▶ [YOUR GOAL]:
Retype the whole listing, please, keeping every line exact and dropping the pictures.

▶ [DATASET CONTENT]:
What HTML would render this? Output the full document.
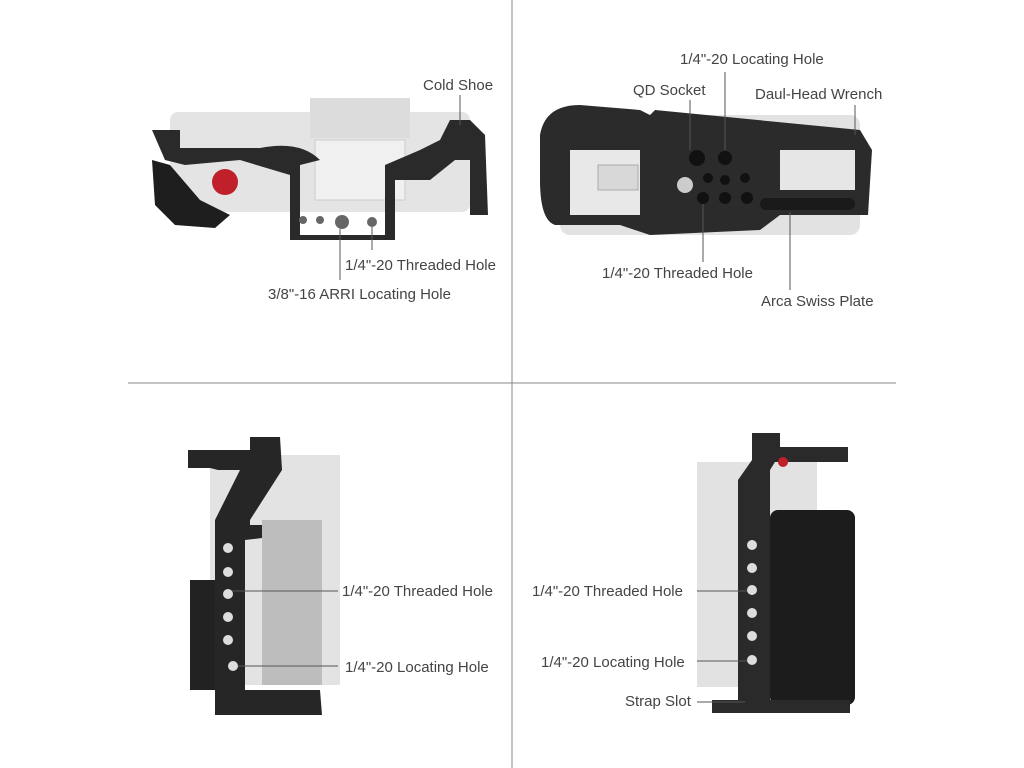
<!DOCTYPE html>
<html><head><meta charset="utf-8"><style>
html,body{margin:0;padding:0;background:#fff;}
svg{display:block}
text{font-family:"Liberation Sans",sans-serif;font-size:15px;fill:#444;}
</style></head><body>
<svg width="1024" height="768" viewBox="0 0 1024 768">
<rect width="1024" height="768" fill="#fff"/>
<line x1="512" y1="0" x2="512" y2="768" stroke="#888" stroke-width="1"/>
<line x1="128" y1="383" x2="896" y2="383" stroke="#888" stroke-width="1"/>

<!-- Q1 top view -->
<rect x="170" y="112" width="300" height="100" rx="8" fill="#e4e4e4"/>
<rect x="310" y="98" width="100" height="40" fill="#dcdcdc"/>
<rect x="315" y="140" width="90" height="60" fill="#f0f0f0" stroke="#ccc"/>
<circle cx="225" cy="182" r="13" fill="#c0202a"/>
<path d="M152 130 L180 130 L180 148 L260 148 Q300 140 320 160 L300 165 L300 235 L385 235 L385 165 L420 150 L440 140 L450 120 L470 120 L485 135 L488 215 L470 215 L470 160 L455 160 L430 180 L395 180 L395 240 L290 240 L290 175 L240 160 L185 165 L165 160 Z" fill="#2a2a2a"/>
<path d="M152 160 L170 165 L200 200 L230 215 L215 228 L175 225 L155 205 Z" fill="#1e1e1e"/>
<circle cx="342" cy="222" r="7" fill="#666"/><circle cx="320" cy="220" r="4" fill="#666"/><circle cx="372" cy="222" r="5" fill="#666"/><circle cx="303" cy="220" r="4" fill="#666"/>
<line x1="460" y1="95" x2="460" y2="125" stroke="#555"/>
<text x="423" y="90">Cold Shoe</text>
<line x1="372" y1="227" x2="372" y2="250" stroke="#555"/>
<line x1="340" y1="229" x2="340" y2="280" stroke="#555"/>
<text x="345" y="270">1/4"-20 Threaded Hole</text>
<text x="268" y="299">3/8"-16 ARRI Locating Hole</text>

<!-- Q2 bottom view -->
<rect x="560" y="115" width="300" height="120" rx="10" fill="#e2e2e2"/>
<path d="M540 135 Q545 105 580 105 L640 110 L650 115 L655 110 L860 130 L872 150 L868 215 L780 215 L760 230 L650 235 L620 225 L555 225 Q540 220 540 180 Z" fill="#2b2b2b"/>
<rect x="570" y="150" width="70" height="65" fill="#e8e8e8"/>
<rect x="598" y="165" width="40" height="25" fill="#d8d8d8" stroke="#aaa"/>
<rect x="780" y="150" width="75" height="40" fill="#e6e6e6"/>
<circle cx="697" cy="158" r="8" fill="#111"/><circle cx="725" cy="158" r="7" fill="#111"/>
<circle cx="685" cy="185" r="8" fill="#ccc"/>
<circle cx="703" cy="198" r="6" fill="#111"/><circle cx="725" cy="198" r="6" fill="#111"/><circle cx="747" cy="198" r="6" fill="#111"/>
<circle cx="725" cy="180" r="5" fill="#111"/><circle cx="745" cy="178" r="5" fill="#111"/><circle cx="708" cy="178" r="5" fill="#111"/>
<rect x="760" y="198" width="95" height="12" rx="6" fill="#1a1a1a"/>
<line x1="690" y1="100" x2="690" y2="150" stroke="#555"/>
<line x1="725" y1="72" x2="725" y2="150" stroke="#555"/>
<line x1="855" y1="105" x2="855" y2="135" stroke="#555"/>
<line x1="703" y1="204" x2="703" y2="262" stroke="#555"/>
<line x1="790" y1="212" x2="790" y2="290" stroke="#555"/>
<text x="680" y="64">1/4"-20 Locating Hole</text>
<text x="633" y="95">QD  Socket</text>
<text x="755" y="99">Daul-Head Wrench</text>
<text x="602" y="278">1/4"-20 Threaded Hole</text>
<text x="761" y="306">Arca Swiss Plate</text>

<!-- Q3 side view -->
<rect x="210" y="455" width="130" height="230" fill="#e3e3e3"/>
<rect x="262" y="520" width="60" height="165" fill="#bdbdbd"/>
<rect x="190" y="580" width="30" height="110" fill="#222"/>
<path d="M188 450 L250 450 L250 437 L280 437 L282 470 L250 520 L250 525 L262 525 L262 538 L245 540 L245 690 L320 690 L322 715 L215 715 L215 520 L240 470 L218 470 L210 468 L188 468 Z" fill="#262626"/>
<g fill="#ddd"><circle cx="228" cy="548" r="5"/><circle cx="228" cy="572" r="5"/><circle cx="228" cy="594" r="5"/><circle cx="228" cy="617" r="5"/><circle cx="228" cy="640" r="5"/><circle cx="233" cy="666" r="5"/></g>
<line x1="232" y1="591" x2="338" y2="591" stroke="#555"/>
<line x1="238" y1="666" x2="338" y2="666" stroke="#555"/>
<text x="342" y="596">1/4"-20 Threaded Hole</text>
<text x="345" y="672">1/4"-20 Locating Hole</text>

<!-- Q4 side view -->
<rect x="697" y="462" width="120" height="225" fill="#e2e2e2"/>
<rect x="770" y="510" width="85" height="195" rx="8" fill="#1c1c1c"/>
<path d="M752 433 L780 433 L780 447 L848 447 L848 462 L775 462 L770 470 L770 700 L850 700 L850 713 L712 713 L712 700 L738 700 L738 480 L752 460 Z" fill="#2a2a2a"/>
<circle cx="783" cy="462" r="5" fill="#c0202a"/>
<g fill="#ddd"><circle cx="752" cy="545" r="5"/><circle cx="752" cy="568" r="5"/><circle cx="752" cy="590" r="5"/><circle cx="752" cy="613" r="5"/><circle cx="752" cy="636" r="5"/><circle cx="752" cy="660" r="5"/></g>
<line x1="697" y1="591" x2="747" y2="591" stroke="#555"/>
<line x1="697" y1="661" x2="747" y2="661" stroke="#555"/>
<line x1="697" y1="702" x2="745" y2="702" stroke="#555"/>
<text x="532" y="596">1/4"-20 Threaded Hole</text>
<text x="541" y="667">1/4"-20 Locating Hole</text>
<text x="625" y="706">Strap Slot</text>
</svg>
</body></html>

▶ [RESULT]:
What HTML would render this? Output the full document.
<!DOCTYPE html>
<html><head><meta charset="utf-8"><style>
html,body{margin:0;padding:0;background:#fff;}
svg{display:block}
text{font-family:"Liberation Sans",sans-serif;font-size:15px;fill:#444;}
</style></head><body>
<svg width="1024" height="768" viewBox="0 0 1024 768">
<rect width="1024" height="768" fill="#fff"/>
<line x1="512" y1="0" x2="512" y2="768" stroke="#888" stroke-width="1"/>
<line x1="128" y1="383" x2="896" y2="383" stroke="#888" stroke-width="1"/>

<!-- Q1 top view -->
<rect x="170" y="112" width="300" height="100" rx="8" fill="#e4e4e4"/>
<rect x="310" y="98" width="100" height="40" fill="#dcdcdc"/>
<rect x="315" y="140" width="90" height="60" fill="#f0f0f0" stroke="#ccc"/>
<circle cx="225" cy="182" r="13" fill="#c0202a"/>
<path d="M152 130 L180 130 L180 148 L260 148 Q300 140 320 160 L300 165 L300 235 L385 235 L385 165 L420 150 L440 140 L450 120 L470 120 L485 135 L488 215 L470 215 L470 160 L455 160 L430 180 L395 180 L395 240 L290 240 L290 175 L240 160 L185 165 L165 160 Z" fill="#2a2a2a"/>
<path d="M152 160 L170 165 L200 200 L230 215 L215 228 L175 225 L155 205 Z" fill="#1e1e1e"/>
<circle cx="342" cy="222" r="7" fill="#666"/><circle cx="320" cy="220" r="4" fill="#666"/><circle cx="372" cy="222" r="5" fill="#666"/><circle cx="303" cy="220" r="4" fill="#666"/>
<line x1="460" y1="95" x2="460" y2="125" stroke="#555"/>
<text x="423" y="90">Cold Shoe</text>
<line x1="372" y1="227" x2="372" y2="250" stroke="#555"/>
<line x1="340" y1="229" x2="340" y2="280" stroke="#555"/>
<text x="345" y="270">1/4"-20 Threaded Hole</text>
<text x="268" y="299">3/8"-16 ARRI Locating Hole</text>

<!-- Q2 bottom view -->
<rect x="560" y="115" width="300" height="120" rx="10" fill="#e2e2e2"/>
<path d="M540 135 Q545 105 580 105 L640 110 L650 115 L655 110 L860 130 L872 150 L868 215 L780 215 L760 230 L650 235 L620 225 L555 225 Q540 220 540 180 Z" fill="#2b2b2b"/>
<rect x="570" y="150" width="70" height="65" fill="#e8e8e8"/>
<rect x="598" y="165" width="40" height="25" fill="#d8d8d8" stroke="#aaa"/>
<rect x="780" y="150" width="75" height="40" fill="#e6e6e6"/>
<circle cx="697" cy="158" r="8" fill="#111"/><circle cx="725" cy="158" r="7" fill="#111"/>
<circle cx="685" cy="185" r="8" fill="#ccc"/>
<circle cx="703" cy="198" r="6" fill="#111"/><circle cx="725" cy="198" r="6" fill="#111"/><circle cx="747" cy="198" r="6" fill="#111"/>
<circle cx="725" cy="180" r="5" fill="#111"/><circle cx="745" cy="178" r="5" fill="#111"/><circle cx="708" cy="178" r="5" fill="#111"/>
<rect x="760" y="198" width="95" height="12" rx="6" fill="#1a1a1a"/>
<line x1="690" y1="100" x2="690" y2="150" stroke="#555"/>
<line x1="725" y1="72" x2="725" y2="150" stroke="#555"/>
<line x1="855" y1="105" x2="855" y2="135" stroke="#555"/>
<line x1="703" y1="204" x2="703" y2="262" stroke="#555"/>
<line x1="790" y1="212" x2="790" y2="290" stroke="#555"/>
<text x="680" y="64">1/4"-20 Locating Hole</text>
<text x="633" y="95">QD  Socket</text>
<text x="755" y="99">Daul-Head Wrench</text>
<text x="602" y="278">1/4"-20 Threaded Hole</text>
<text x="761" y="306">Arca Swiss Plate</text>

<!-- Q3 side view -->
<rect x="210" y="455" width="130" height="230" fill="#e3e3e3"/>
<rect x="262" y="520" width="60" height="165" fill="#bdbdbd"/>
<rect x="190" y="580" width="30" height="110" fill="#222"/>
<path d="M188 450 L250 450 L250 437 L280 437 L282 470 L250 520 L250 525 L262 525 L262 538 L245 540 L245 690 L320 690 L322 715 L215 715 L215 520 L240 470 L218 470 L210 468 L188 468 Z" fill="#262626"/>
<g fill="#ddd"><circle cx="228" cy="548" r="5"/><circle cx="228" cy="572" r="5"/><circle cx="228" cy="594" r="5"/><circle cx="228" cy="617" r="5"/><circle cx="228" cy="640" r="5"/><circle cx="233" cy="666" r="5"/></g>
<line x1="232" y1="591" x2="338" y2="591" stroke="#555"/>
<line x1="238" y1="666" x2="338" y2="666" stroke="#555"/>
<text x="342" y="596">1/4"-20 Threaded Hole</text>
<text x="345" y="672">1/4"-20 Locating Hole</text>

<!-- Q4 side view -->
<rect x="697" y="462" width="120" height="225" fill="#e2e2e2"/>
<rect x="770" y="510" width="85" height="195" rx="8" fill="#1c1c1c"/>
<path d="M752 433 L780 433 L780 447 L848 447 L848 462 L775 462 L770 470 L770 700 L850 700 L850 713 L712 713 L712 700 L738 700 L738 480 L752 460 Z" fill="#2a2a2a"/>
<circle cx="783" cy="462" r="5" fill="#c0202a"/>
<g fill="#ddd"><circle cx="752" cy="545" r="5"/><circle cx="752" cy="568" r="5"/><circle cx="752" cy="590" r="5"/><circle cx="752" cy="613" r="5"/><circle cx="752" cy="636" r="5"/><circle cx="752" cy="660" r="5"/></g>
<line x1="697" y1="591" x2="747" y2="591" stroke="#555"/>
<line x1="697" y1="661" x2="747" y2="661" stroke="#555"/>
<line x1="697" y1="702" x2="745" y2="702" stroke="#555"/>
<text x="532" y="596">1/4"-20 Threaded Hole</text>
<text x="541" y="667">1/4"-20 Locating Hole</text>
<text x="625" y="706">Strap Slot</text>
</svg>
</body></html>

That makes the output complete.